Historicamente, membros de grupos de extermínio, semente das milícias, costumavam fazer a segurança dos grandes bicheiros, lembra o sociólogo José Cláudio Alves, estudioso dos grupos paramilitares há mais de 20 anos.

"As milícias fazem parte desse histórico porque dominam quais são os territórios de cada um, os ganhos de cada um, e acabam se transformando também em um ator nesse cenário. Deixaram de ser apenas os que recebiam ordens e passaram a ter a sua própria voz, a se movimentar, principalmente quando há disputa dentro da família [pelo espólio]", diz.

Alves defende uma discussão mais aprofundada sobre o tema, e afirma que uma legalização dos jogos sem considerar esse cenário é temerária.

"É fácil dizer no papel que resolveu o problema.
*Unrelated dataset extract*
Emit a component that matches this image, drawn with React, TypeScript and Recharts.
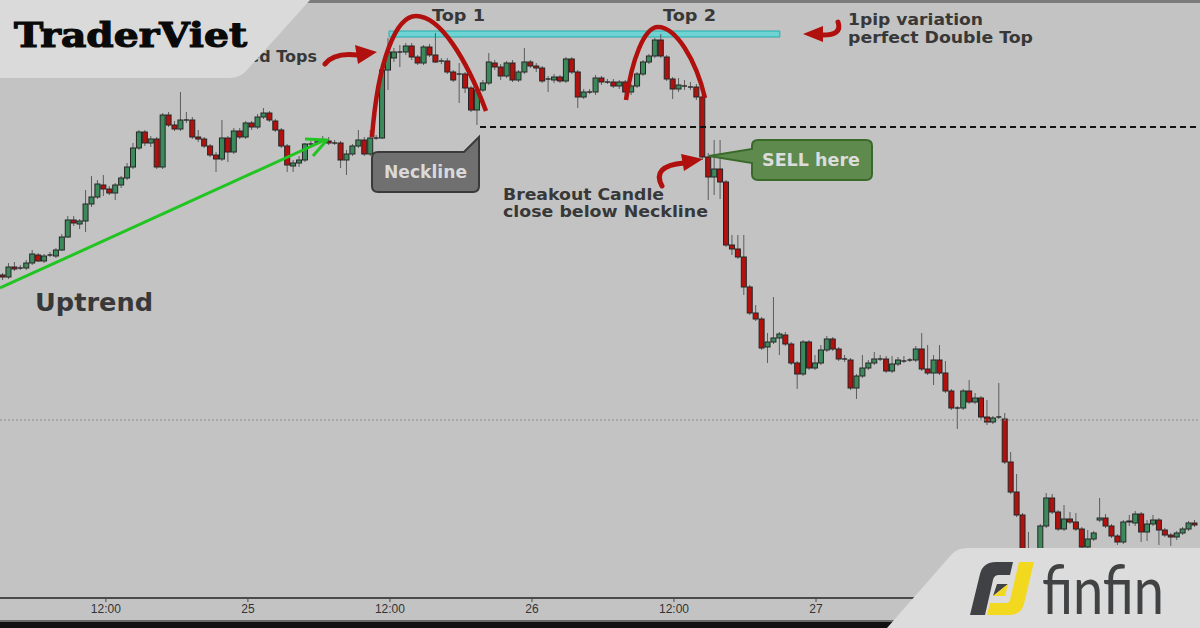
import { Bar, ComposedChart, ReferenceArea, ReferenceLine, XAxis, YAxis } from "recharts";

// half-hour candles, price in chart units
const openP = [
  323, 321, 331, 330, 330, 335, 343, 337, 343, 342,
  348, 361, 378, 374, 377, 394, 401, 413, 409, 405,
  413, 420, 431, 450, 466, 455, 459, 431, 483, 473,
  469, 478, 478, 461, 459, 452, 443, 439, 460, 446,
  467, 461, 475, 471, 481, 485, 477, 468, 452, 432,
  435, 438, 454, 456, 458, 457, 455, 455, 438, 444,
  452, 458, 444, 460, 460, 528, 540, 546, 546, 552,
  541, 535, 551, 543, 537, 537, 526, 524, 524, 510,
  488, 508, 515, 535, 531, 522, 535, 518, 526, 536,
  532, 530, 519, 518, 521, 517, 539, 526, 501, 506,
  506, 520, 516, 516, 512, 516, 506, 512, 524, 536,
  542, 558, 541, 519, 509, 512, 511, 511, 501, 441,
  421, 429, 416, 353, 349, 341, 311, 285, 279, 251,
  256, 260, 263, 254, 235, 224, 256, 230, 235, 248,
  259, 249, 239, 238, 210, 222, 230, 235, 239, 239,
  227, 234, 237, 238, 238, 249, 229, 225, 238, 225,
  207, 190, 190, 207, 196, 200, 181, 176, 181, 179,
  136, 106, 83, 38, 28, 33, 72, 100, 86, 69,
  79, 76, 69, 51, 59, 78, 80, 72, 62, 56,
  76, 75, 84, 66, 74, 78, 68, 63, 61, 65,
  69, 75,
];
const highP = [
  325, 335, 336, 333, 338, 348, 345, 344, 346, 350,
  364, 382, 382, 379, 408, 422, 418, 423, 412, 415,
  422, 435, 455, 468, 468, 462, 461, 485, 486, 477,
  506, 486, 481, 468, 461, 454, 446, 478, 462, 470,
  470, 477, 477, 484, 490, 487, 479, 470, 454, 438,
  442, 455, 457, 459, 462, 461, 458, 457, 448, 454,
  468, 461, 468, 463, 530, 560, 550, 553, 555, 555,
  543, 553, 554, 565, 540, 540, 528, 535, 526, 512,
  510, 518, 545, 538, 534, 537, 538, 528, 550, 538,
  535, 532, 522, 524, 523, 541, 541, 528, 509, 509,
  523, 522, 519, 519, 518, 518, 514, 526, 538, 544,
  560, 564, 543, 521, 520, 518, 516, 514, 503, 445,
  458, 458, 418, 363, 363, 363, 313, 293, 281, 265,
  301, 266, 266, 256, 237, 258, 258, 243, 253, 262,
  261, 251, 243, 240, 224, 243, 238, 246, 243, 242,
  242, 241, 242, 240, 252, 265, 253, 243, 253, 237,
  209, 192, 209, 218, 205, 202, 198, 182, 215, 185,
  146, 124, 85, 66, 40, 74, 105, 104, 88, 93,
  86, 85, 71, 68, 67, 100, 84, 74, 64, 78,
  83, 87, 86, 78, 83, 80, 70, 65, 67, 71,
  77, 78,
];
const lowP = [
  318, 319, 327, 328, 328, 333, 336, 335, 341, 340,
  347, 360, 372, 369, 366, 391, 399, 402, 403, 398,
  410, 418, 429, 448, 452, 451, 429, 429, 471, 467,
  467, 475, 459, 456, 450, 441, 426, 437, 436, 444,
  459, 459, 468, 469, 479, 476, 466, 450, 426, 426,
  431, 436, 451, 453, 456, 453, 453, 430, 423, 442,
  450, 442, 442, 458, 459, 508, 536, 531, 543, 538,
  533, 533, 541, 535, 534, 524, 516, 495, 505, 486,
  473, 506, 513, 528, 518, 520, 516, 516, 524, 530,
  526, 515, 506, 515, 515, 515, 524, 490, 499, 504,
  503, 513, 514, 510, 509, 498, 503, 510, 522, 534,
  540, 540, 517, 499, 506, 508, 508, 498, 438, 398,
  403, 399, 351, 343, 339, 303, 283, 277, 248, 235,
  254, 243, 252, 233, 209, 222, 228, 228, 233, 246,
  247, 237, 236, 208, 199, 220, 228, 233, 237, 225,
  225, 232, 235, 236, 236, 227, 223, 213, 223, 205,
  188, 169, 188, 194, 194, 179, 173, 174, 179, 134,
  104, 81, 33, 22, 20, 30, 70, 84, 67, 67,
  74, 67, 49, 49, 57, 76, 70, 60, 53, 54,
  72, 72, 56, 57, 72, 53, 61, 52, 58, 63,
  67, 71,
];
const closeP = [
  321, 331, 329, 330, 335, 344, 337, 342, 343, 348,
  361, 378, 375, 377, 394, 401, 414, 409, 405, 413,
  420, 431, 450, 466, 455, 459, 431, 483, 473, 469,
  478, 478, 461, 459, 452, 443, 439, 460, 446, 467,
  461, 475, 471, 481, 485, 478, 468, 452, 433, 435,
  438, 454, 454, 456, 458, 455, 455, 438, 444, 452,
  458, 444, 460, 460, 528, 546, 546, 546, 552, 541,
  535, 551, 543, 536, 537, 526, 518, 524, 510, 488,
  508, 515, 536, 531, 522, 535, 518, 526, 536, 532,
  530, 517, 519, 521, 517, 539, 526, 501, 506, 506,
  520, 516, 516, 512, 516, 506, 512, 524, 536, 542,
  558, 542, 519, 509, 513, 512, 511, 501, 441, 421,
  429, 416, 353, 349, 341, 311, 285, 279, 250, 256,
  260, 264, 254, 235, 224, 256, 230, 235, 248, 259,
  249, 239, 239, 210, 222, 230, 235, 239, 239, 227,
  234, 238, 237, 238, 249, 229, 225, 238, 225, 207,
  190, 190, 207, 196, 200, 181, 176, 180, 181, 136,
  106, 83, 38, 28, 35, 72, 100, 86, 69, 79,
  76, 69, 51, 59, 65, 80, 72, 62, 56, 76,
  77, 84, 66, 74, 78, 68, 63, 61, 65, 69,
  75, 73,
];

const tickPos = [17.35, 41.3, 65.25, 89.2, 113.15, 137.1];
const tickLabels = ["12:00", "25", "12:00", "26", "12:00", "27"];

const necklineLevel = 471;
const topBand = [561, 567];
const midLevel = 178;

const data = openP.map((o, i) => ({
  i,
  o,
  h: highP[i],
  l: lowP[i],
  c: closeP[i],
  range: [lowP[i], highP[i]],
}));

const GREEN = "#3c8a5b";
const RED = "#b2110e";

const Candle = (props: any) => {
  const { x, y, width, height, payload } = props;
  if (!payload) return null;
  const top = Math.min(y, y + height);
  const hgt = Math.abs(height);
  const hi = Math.max(payload.h, payload.o, payload.c);
  const lo = Math.min(payload.l, payload.o, payload.c);
  const ppu = hgt / (hi - lo || 1);
  const bTop = top + (hi - Math.max(payload.o, payload.c)) * ppu;
  const bBot = top + (hi - Math.min(payload.o, payload.c)) * ppu;
  const cx = x + width / 2;
  const up = payload.c > payload.o;
  return (
    <g>
      <line x1={cx} x2={cx} y1={top} y2={top + hgt} stroke="#5c5c5c" strokeWidth={1} />
      {payload.c === payload.o ? (
        <line x1={x} x2={x + width} y1={bTop} y2={bTop} stroke="#2b2b2b" strokeWidth={1.5} />
      ) : (
        <rect
          x={x}
          y={bTop}
          width={width}
          height={Math.max(1, bBot - bTop)}
          fill={up ? GREEN : RED}
          stroke="#262626"
          strokeWidth={1}
        />
      )}
    </g>
  );
};

const txt = { fontFamily: "DejaVu Sans, Verdana, sans-serif", fontWeight: 700, fill: "#383838" };

export default function App() {
  return (
    <div style={{ position: "fixed", left: 0, top: 0, width: 1200, height: 628, background: "#c3c3c3", overflow: "hidden" }}>
      <ComposedChart width={1200} height={628} data={data} margin={{ top: 0, right: 0, bottom: 0, left: 0 }}>
        <XAxis
          dataKey="i"
          type="number"
          domain={[-0.506, 201.85]}
          allowDataOverflow
          ticks={tickPos}
          interval={0}
          tickFormatter={(v) => tickLabels[tickPos.indexOf(v)] ?? ""}
          height={30}
          tickSize={4}
          axisLine={{ stroke: "#4a4a4a", strokeWidth: 2 }}
          tickLine={{ stroke: "#4a4a4a" }}
          tick={{ fontSize: 12, fill: "#333", fontFamily: "Liberation Sans, Arial, sans-serif" }}
        />
        <YAxis hide type="number" domain={[0, 598]} allowDataOverflow />
        <ReferenceLine y={midLevel} stroke="#8a8a8a" strokeDasharray="2 2" />
        <ReferenceLine
          segment={[{ x: 80.44, y: necklineLevel }, { x: 201.85, y: necklineLevel }]}
          stroke="#111"
          strokeWidth={2}
          strokeDasharray="6 4"
          ifOverflow="visible"
        />
        <ReferenceArea x1={65.1} x2={131} y1={topBand[0]} y2={topBand[1]} fill="#6fd3d3" fillOpacity={1} stroke="#25adad" strokeWidth={1} />
        <Bar dataKey="range" barSize={5} shape={<Candle />} isAnimationActive={false} />
        <ReferenceLine
          segment={[{ x: -0.506, y: 310 }, { x: 54.3, y: 458 }]}
          stroke="#21c421"
          strokeWidth={3}
          ifOverflow="visible"
        />
      </ComposedChart>

      <svg width={1200} height={628} style={{ position: "absolute", left: 0, top: 0, pointerEvents: "none" }}>
        {/* trend arrow head */}
        <polyline points="305,139 327,140 313,156" fill="none" stroke="#21c421" strokeWidth={3} strokeLinejoin="round" />

        {/* rounded tops */}
        <path d="M372 137 C378 60 396 16 416 16 C440 16 466 58 486 111" fill="none" stroke="#b0100e" strokeWidth={4.5} />
        <path d="M626 100 C632 60 644 27 658 27 C676 27 696 60 705 98" fill="none" stroke="#b0100e" strokeWidth={4.5} />

        {/* red pointer arrows */}
        <path d="M325 64 Q334 52 358 55" fill="none" stroke="#b0100e" strokeWidth={5} strokeLinecap="round" />
        <polygon points="355,45 377,52 358,64" fill="#b0100e" />
        <path d="M838 22 Q843 36 820 35" fill="none" stroke="#b0100e" strokeWidth={5} strokeLinecap="round" />
        <polygon points="823,26 803,34 823,42" fill="#b0100e" />
        <path d="M662 186 Q651 166 684 163" fill="none" stroke="#b0100e" strokeWidth={5} strokeLinecap="round" />
        <polygon points="681,154 703,159 684,171" fill="#b0100e" />

        {/* texts */}
        <text x={432} y={21} fontSize={16} textLength={53} lengthAdjust="spacingAndGlyphs" {...txt}>Top 1</text>
        <text x={663} y={21} fontSize={16} textLength={53} lengthAdjust="spacingAndGlyphs" {...txt}>Top 2</text>
        <text x={848} y={25} fontSize={16} textLength={135} lengthAdjust="spacingAndGlyphs" {...txt}>1pip variation</text>
        <text x={848} y={43} fontSize={16} textLength={185} lengthAdjust="spacingAndGlyphs" {...txt}>perfect Double Top</text>
        <text x={35} y={311} fontSize={24} textLength={118} lengthAdjust="spacingAndGlyphs" {...txt}>Uptrend</text>
        <text x={503} y={200} fontSize={16} textLength={161} lengthAdjust="spacingAndGlyphs" {...txt}>Breakout Candle</text>
        <text x={503} y={217} fontSize={16} textLength={205} lengthAdjust="spacingAndGlyphs" {...txt}>close below Neckline</text>
        <text x={317} y={62} fontSize={16} textAnchor="end" {...txt}>Rounded Tops</text>

        {/* Neckline callout */}
        <path
          d="M378 152 L464 152 L479 137 L479 186 Q479 192 473 192 L378 192 Q372 192 372 186 L372 158 Q372 152 378 152 Z"
          fill="#707070"
          stroke="#3a3a3a"
          strokeWidth={2}
        />
        <text x={384} y={178} fontSize={17} textLength={83} lengthAdjust="spacingAndGlyphs" {...txt} fill="#d9d9d9">Neckline</text>

        {/* SELL callout */}
        <path
          d="M758 140 L866 140 Q872 140 872 146 L872 174 Q872 180 866 180 L758 180 Q752 180 752 174 L752 163 L709 156 L752 149 L752 146 Q752 140 758 140 Z"
          fill="#5f8a4e"
          stroke="#3a6a2a"
          strokeWidth={2}
        />
        <text x={762} y={166} fontSize={17} textLength={98} lengthAdjust="spacingAndGlyphs" {...txt} fill="#dcdcdc">SELL here</text>

        {/* frame bits */}
        <rect x={300} y={0} width={900} height={3} fill="#7c7c7c" />
        <rect x={0} y={620} width={1200} height={2} fill="#6a6a6a" />
        <rect x={0} y={622} width={1200} height={6} fill="#111" />

        {/* TraderViet badge */}
        <path d="M0 0 H310 L246 71 Q240 78 230 78 H0 Z" fill="#dadada" />
        <text
          x={14}
          y={47}
          fontSize={34}
          fontFamily="DejaVu Serif, serif"
          fontWeight={700}
          fill="#0a0a0a"
          stroke="#0a0a0a"
          strokeWidth={1.2}
          textLength={233}
          lengthAdjust="spacingAndGlyphs"
        >
          TraderViet
        </text>

        {/* finfin badge */}
        <path d="M887 628 L952 554 Q957 548 968 548 H1200 V628 Z" fill="#dcdcdc" />
        <path d="M970 615 L980 574 Q983 562 996 562 L1013 562 L1010 575 L999 575 Q994 575 993 580 L985 615 Z" fill="#3f4144" />
        <path d="M993 596 L997 584 L1008 584 Z" fill="#3f4144" />
        <path d="M993 596 L1008 584 L1005 596 Z" fill="#f2d91f" />
        <path d="M1019 562 L1034 562 L1024 604 Q1021 615 1009 615 L987 615 L990 603 L1006 603 Q1009 603 1010 600 Z" fill="#f2d91f" />
        <text x={1042} y={614} fontSize={68} fontFamily="Lato, Noto Sans, sans-serif" fontWeight={400} fill="#404244" textLength={122} lengthAdjust="spacingAndGlyphs">
          finfin
        </text>
      </svg>
    </div>
  );
}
Mas uma legalização sem considerar quem é a estrutura de segurança pública, os milicianos, os grupos de extermínio, e como sempre atuaram ao lado do jogo do bicho, é algo muito temerário, inseguro. Não me dá nenhuma certeza que de fato vai conseguir controlar e beneficiar o bem público", diz.

O sociólogo alerta que a legalização pode representar o fortalecimento de uma estrutura e de grupos que hoje são ilegais. Alves lembra que os bicheiros sempre agiram por meio do suborno, e ressalta que eles poderiam colocar "laranjas" à frente dos negócios, simulando idoneidade.
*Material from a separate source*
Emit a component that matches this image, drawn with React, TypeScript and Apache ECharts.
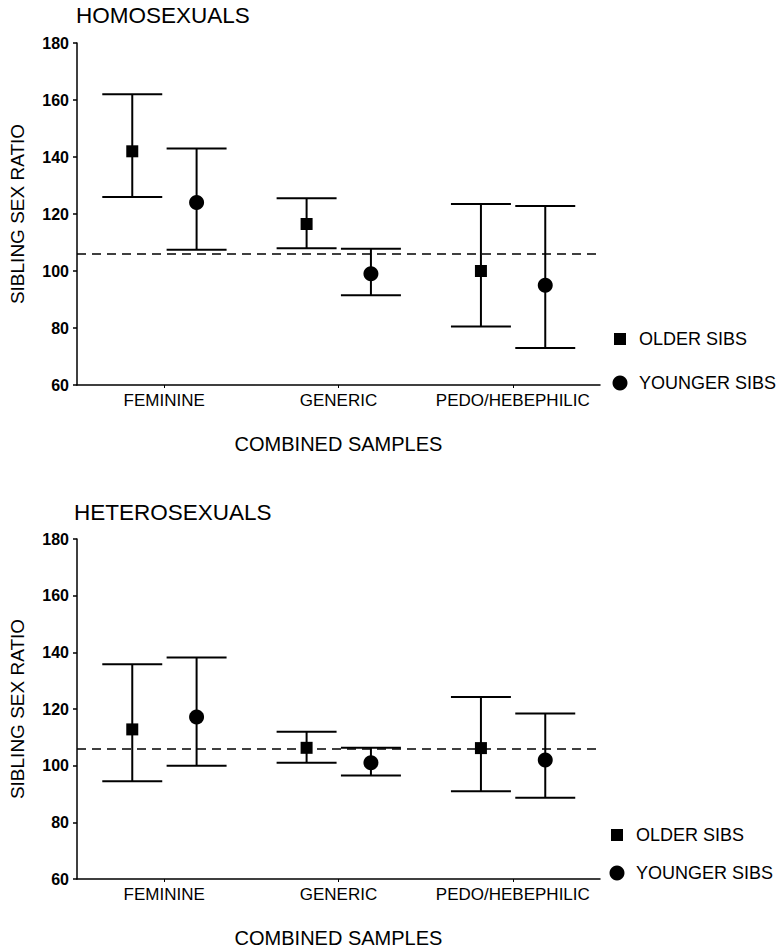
import React, { useEffect, useRef } from "react";
import * as echarts from "echarts";

const categories = ["FEMININE", "GENERIC", "PEDO/HEBEPHILIC"];
const yTicks = [60, 80, 100, 120, 140, 160, 180];
const referenceRatio = 106;

// [mean, lower, upper] per category
const homoOlder = [
  [142, 126, 162],
  [116.5, 108, 125.5],
  [100, 80.5, 123.5],
];
const homoYounger = [
  [124, 107.5, 143],
  [99, 91.5, 107.8],
  [95, 73, 122.8],
];
const heteroOlder = [
  [112.8, 94.5, 135.8],
  [106.3, 101, 112],
  [106.2, 91, 124.2],
];
const heteroYounger = [
  [117.2, 100, 138.2],
  [101, 96.5, 106.3],
  [102, 88.7, 118.4],
];

const panelTitles = ["HOMOSEXUALS", "HETEROSEXUALS"];
const seriesNames = ["OLDER SIBS", "YOUNGER SIBS"];
const yAxisName = "SIBLING SEX RATIO";
const xAxisName = "COMBINED SAMPLES";

const FONT = "'Liberation Sans', Arial, Helvetica, sans-serif";

function toData(rows: number[][]) {
  return rows.map((r, i) => [i, r[0], r[1], r[2]]);
}

function makeRender(offsetFrac: number, marker: "square" | "circle") {
  return (params: any, api: any) => {
    const ci = api.value(0);
    const m = api.coord([ci, api.value(1)]);
    const lo = api.coord([ci, api.value(2)]);
    const hi = api.coord([ci, api.value(3)]);
    const band = api.size([1, 0])[0];
    const x = m[0] + offsetFrac * band;
    const half = band * 0.172;
    const ls = { stroke: "#000", lineWidth: 2 };
    const children: any[] = [
      { type: "line", shape: { x1: x, y1: hi[1], x2: x, y2: lo[1] }, style: ls },
      { type: "line", shape: { x1: x - half, y1: hi[1], x2: x + half, y2: hi[1] }, style: ls },
      { type: "line", shape: { x1: x - half, y1: lo[1], x2: x + half, y2: lo[1] }, style: ls },
    ];
    if (marker === "square") {
      children.push({ type: "rect", shape: { x: x - 6, y: m[1] - 6, width: 12, height: 12 }, style: { fill: "#000" } });
    } else {
      children.push({ type: "circle", shape: { cx: x, cy: m[1], r: 7.5 }, style: { fill: "#000" } });
    }
    return { type: "group", children };
  };
}

const grids = [
  { left: 76, top: 43, width: 524, height: 342 },
  { left: 74, top: 539, width: 526, height: 343 },
];

export default function App() {
  const ref = useRef<HTMLDivElement>(null);
  useEffect(() => {
    if (!ref.current) return;
    const chart = echarts.init(ref.current, null, { renderer: "svg" });
    const axisLine = { show: true, lineStyle: { color: "#000", width: 1.5 } };
    const xAxes = grids.map((_, i) => ({
      type: "category",
      gridIndex: i,
      data: categories,
      boundaryGap: true,
      axisLine,
      axisTick: { show: true, alignWithLabel: true, length: 3, lineStyle: { color: "#000" } },
      axisLabel: { color: "#000", fontFamily: FONT, fontSize: 17, margin: 7, interval: 0, hideOverlap: false },
      name: xAxisName,
      nameLocation: "middle",
      nameGap: 49,
      nameTextStyle: { color: "#000", fontFamily: FONT, fontSize: 20 },
      splitLine: { show: false },
    }));
    const yAxes = grids.map((_, i) => ({
      type: "value",
      gridIndex: i,
      min: 60,
      max: 180,
      interval: 20,
      axisLine,
      axisTick: { show: true, length: 4, lineStyle: { color: "#000", width: 1.5 } },
      axisLabel: { color: "#000", fontFamily: FONT, fontSize: 16, fontWeight: "bold", margin: 8 },
      splitLine: { show: false },
      name: yAxisName,
      nameLocation: "middle",
      nameRotate: 90,
      nameGap: 50,
      nameTextStyle: { color: "#000", fontFamily: FONT, fontSize: 19 },
    }));
    const panels = [
      [homoOlder, homoYounger],
      [heteroOlder, heteroYounger],
    ];
    const series: any[] = [];
    panels.forEach((pair, pi) => {
      pair.forEach((rows, si) => {
        series.push({
          type: "custom",
          name: seriesNames[si],
          xAxisIndex: pi,
          yAxisIndex: pi,
          data: toData(rows),
          encode: { x: 0, y: [1, 2, 3] },
          renderItem: makeRender(si === 0 ? -0.183 : 0.186, si === 0 ? "square" : "circle"),
          itemStyle: { color: "#000" },
          z: 3,
          markLine:
            si === 0
              ? {
                  silent: true,
                  symbol: ["none", "none"],
                  label: { show: false },
                  lineStyle: { color: "#000", width: 1.5, type: [9, 6] },
                  data: [{ yAxis: referenceRatio }],
                  z: 2,
                }
              : undefined,
        });
      });
    });
    const legendPos = [
      { x: 620, y1: 339, y2: 383 },
      { x: 617, y1: 835, y2: 873 },
    ];
    const graphic: any[] = [];
    panelTitles.forEach((t, i) => {
      graphic.push({
        type: "text",
        left: i === 0 ? 76 : 74,
        top: i === 0 ? 4 : 501,
        style: { text: t, fill: "#000", font: `22.5px ${FONT}` },
      });
      const lp = legendPos[i];
      graphic.push({ type: "rect", shape: { x: lp.x - 6, y: lp.y1 - 6, width: 12, height: 12 }, style: { fill: "#000" } });
      graphic.push({ type: "circle", shape: { cx: lp.x, cy: lp.y2, r: 7.5 }, style: { fill: "#000" } });
      graphic.push({
        type: "text",
        x: lp.x + 19,
        y: lp.y1,
        style: { text: seriesNames[0], fill: "#000", font: `18px ${FONT}`, verticalAlign: "middle" },
      });
      graphic.push({
        type: "text",
        x: lp.x + 19,
        y: lp.y2,
        style: { text: seriesNames[1], fill: "#000", font: `18px ${FONT}`, verticalAlign: "middle" },
      });
    });
    chart.setOption({
      animation: false,
      backgroundColor: "#fff",
      grid: grids,
      xAxis: xAxes,
      yAxis: yAxes,
      series,
      graphic,
    });
    return () => chart.dispose();
  }, []);
  return (
    <div
      ref={ref}
      style={{ position: "fixed", left: 0, top: 0, width: 780, height: 949, background: "#fff" }}
    />
  );
}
"Eles não são controlados, não prestam conta, têm um universo próprio. Se não souber lidar com isso, vai fazer algo de fachada, não vai conseguir estabelecer um sistema de fiscalização e controle sobre eles. Facilmente vão poder burlar ou subornar", afirma.

Alves questiona, por exemplo, se as conhecidas famílias de bicheiros do estado aceitarão abrir mão dos negócios subitamente. "Eles vão simplesmente aceitar abrir mão dos seus ganhos? Ou vão permanecer dentro da estrutura do estado, com sua dimensão de suborno?".

O sociólogo também levanta dúvidas sobre a capacidade de órgãos de controle fiscalizar esses grupos.

"Hoje não se consegue, por exemplo, fazer monitoramento de ganhos de patrimônio dos grupos envolvidos com milícias, com tráfico de drogas, com jogo do bicho", diz. "Se não tem capacidade de monitorar relações com familiares, amigos, com gente que vão colocar como testa de ferro, não vão conseguir fazer isso numa estrutura legal. Precisaria haver um sistema muito bom para haver essa fiscalização."